Sustainability on a compact island means designing flows so that one sector’s by‑products become another’s feedstock. Nowhere is this clearer than in the nexus of food, waste, and energy.
Urban agriculture is rising, not as a romantic ideal but as supply chain insurance. Rooftop farms, vertical systems in warehouses, and high‑tech greenhouses produce leafy greens and herbs close to consumers. These systems recirculate water and precisely meter nutrients, drastically cutting inputs per kilogram. Cold chain logistics are shorter, reducing spoilage and emissions from transport.
Downstream, the city tackles organic waste with source segregation pilots in housing estates and commercial kitchens. Clean organics flow to anaerobic digesters—often co‑located with wastewater plants—where microbes convert them into biogas. The gas spins turbines or feeds boilers, and the digestate can be further processed for soil amendments. Food that is still edible is rescued through redistribution networks, attacking waste at the top of the hierarchy.
Packaging and e‑waste policies push producers to design for recycling and fund collection systems. Materials recovery facilities sort streams more effectively when contamination is low, and digital tracking improves accountability. Incineration remains part of the mix to shrink residual volumes and recover energy, buying time for the offshore Semakau Landfill.

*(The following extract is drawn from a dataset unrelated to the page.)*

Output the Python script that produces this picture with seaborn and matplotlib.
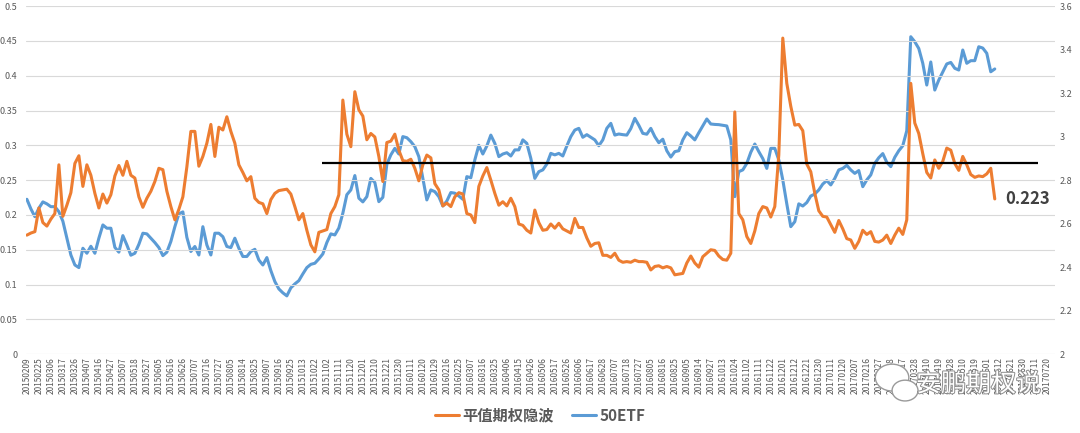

Energy ties the loop together. Waste‑to‑energy plants export electricity; heat is captured for on‑site processes; and grid‑interactive buildings smooth demand to integrate more solar. By co‑locating facilities—water reclamation, waste processing, and power generation—Singapore strips out duplicated infrastructure and reduces truck movements on crowded roads.
These loops are not perfect circles; leakage exists. But each turn reduces imports, stretches infrastructure life, and makes the urban metabolism more resilient to shocks. On a small island, that resilience is the real harvest.